7. Gauge the movement of your nozzle to the extinguishment. If it’s not going out, slow the movement down.
8. Use your nozzle patterns, if you have a choice of patterns. I always taught my guys to let the fire dictate which pattern we were on at any given time. If you use nozzles that do not have pattern options, then you clearly need to train on what to do under different situations.
9. Use your water wisely, even after established water supply; fine tune your water application:
  • When your fires are small we want to limit the amount of water to prevent needless damage.
  • When we get to the mop up stage, learn the indirect method of water application, the bank, the ricochet, the rain down. Learn to gate back, to pin point our water and use finesse. The owners will appreciate this.
  • Control the amount of water after the main knock down of a large fire. Too much water makes ventilation difficult by overcooling the environment, which makes the air heavy and less buoyant. You will find yourself trying to crawl around for secondary search under a blanket of steam or fog making the completion of your assignment much more difficult.

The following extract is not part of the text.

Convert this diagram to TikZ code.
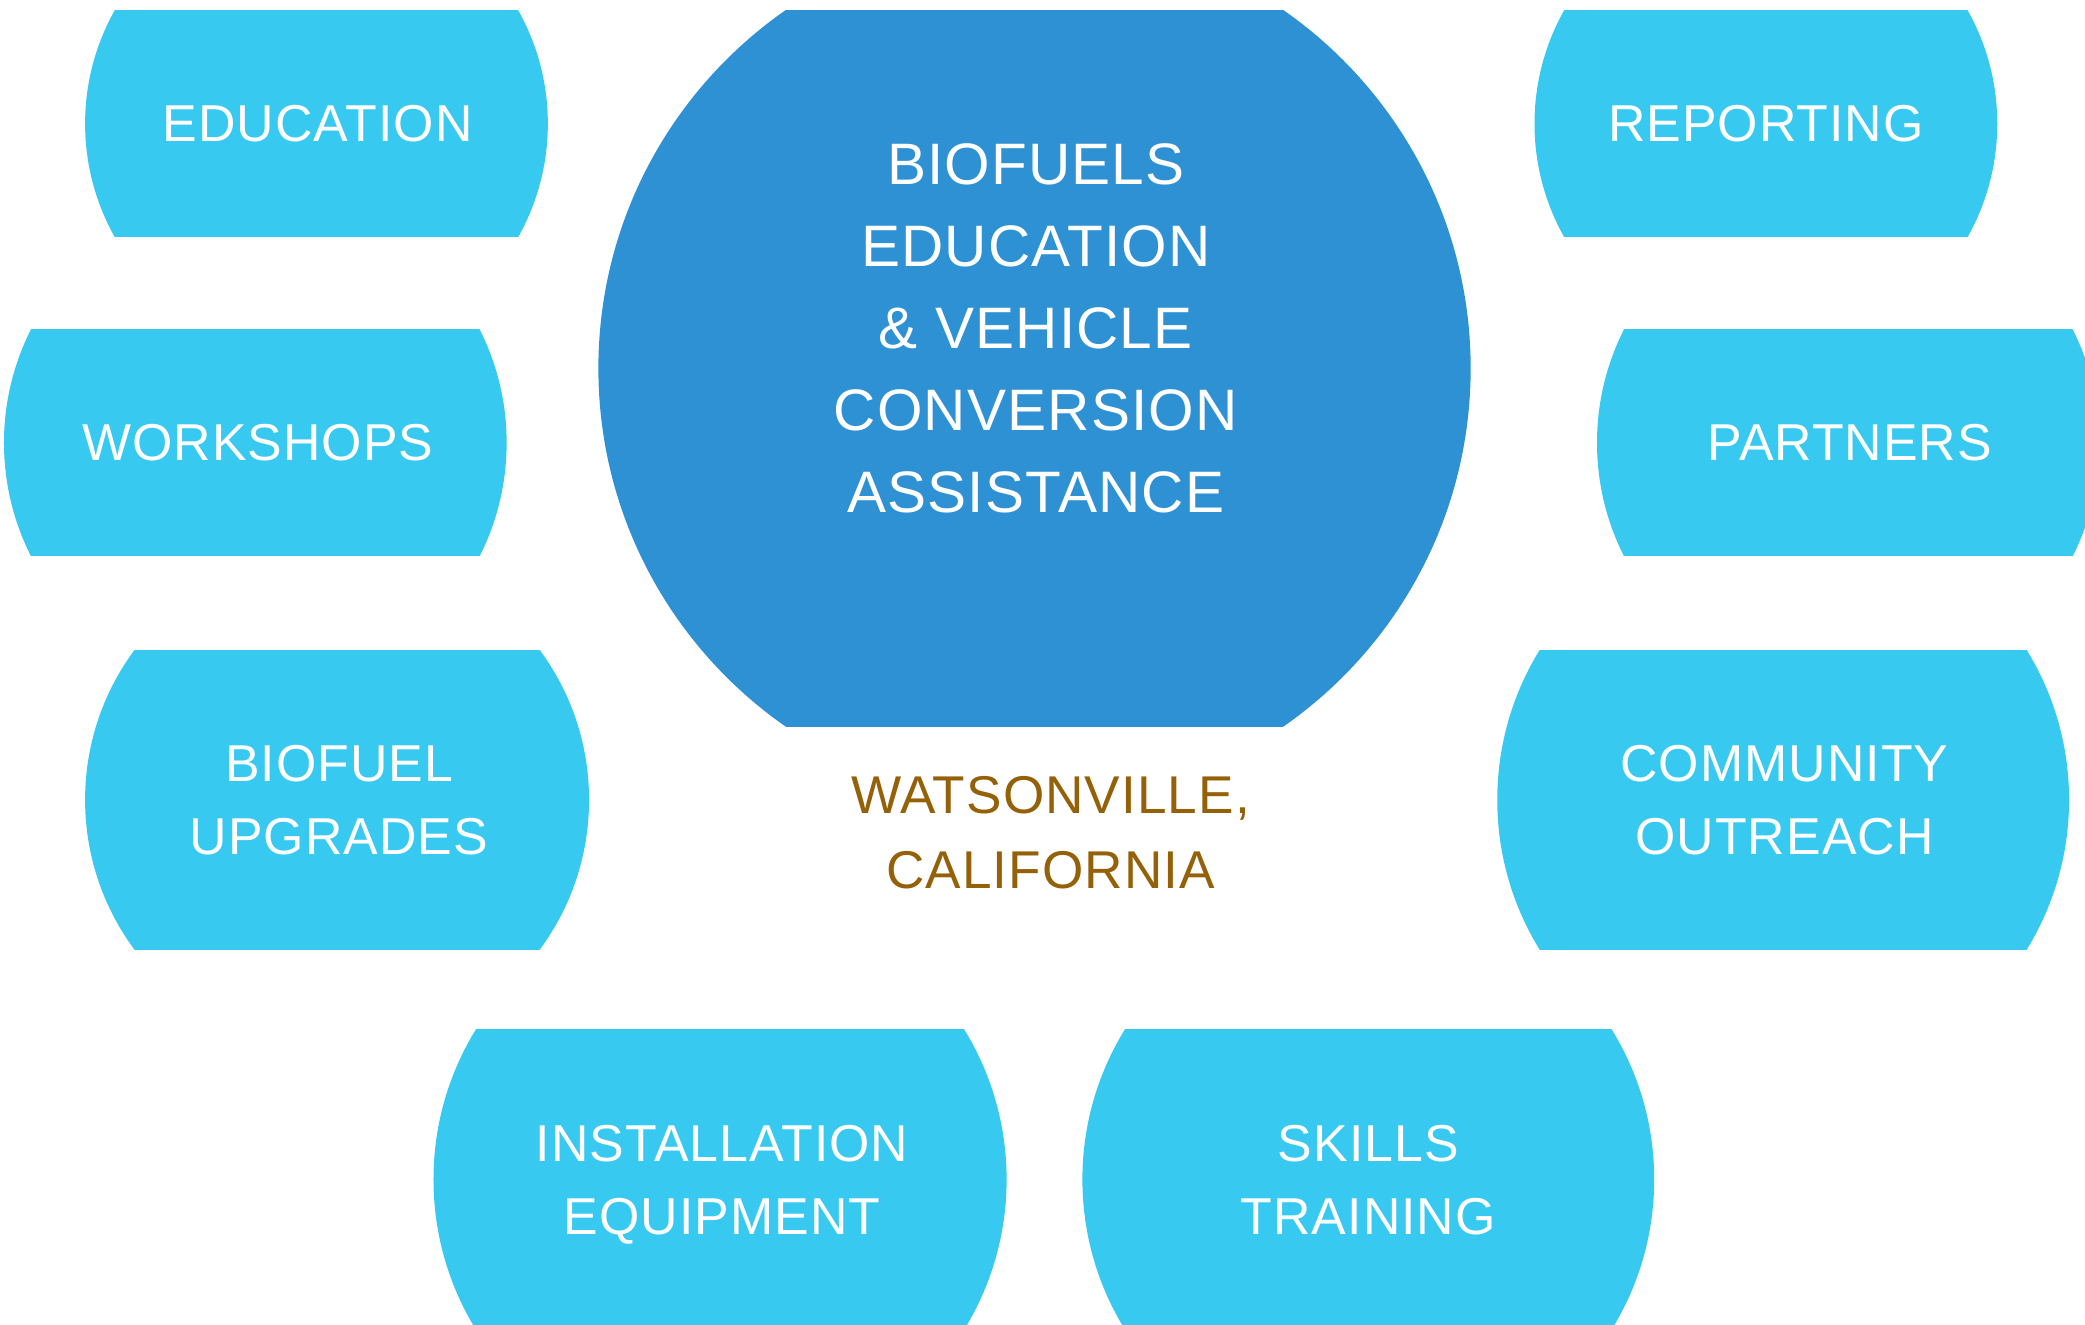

Every young fire fighter should know that when they are walking through a 160 square metre home kicking some serious butt that it may all change when they move to the attic. They must realise that they had been fighting an approximately 14 to 23 square metre room and contents fire. For the most part they were attacking them one at a time with good results. When they transition into the attic, it will be totally different. If it is only 50 percent involved, they are still looking at a 83 square metre structure fire that is nothing like their room and contents fire. This is where many cocky young fire fighters have had their pride rearranged, formerly referred to as having their asses kicked.
 
I am at nearly 38 years in, at least 36 of which we have used air packs. I have never destroyed a helmet or mask. I have worked with some of the best fire fighters in the city with thousands of fires under their belts, who used fog nozzles and got the job done.
 
Several years back, my own captain got caught in a flashover without a hose line. The day after as I left the burn ward, I called or visited with 11 active or retired fire fighters whom I had worked with. The 11 had a combined total of over 350 years of fighting fires at the busiest stations in the city. I asked them all the same questions. How many helmets and masks have you destroyed in your career, on one fire? One captain told me one helmet and one mask, which happened in a flashover that also required skin grafts. I then asked the question, what did you do, that allowed you to fight so many fires without damaging your gear. The overwhelming answer was, “Stayed low”!


Now that’s a unique idea. Stay under the heat and get it done! Be trained, Be safe!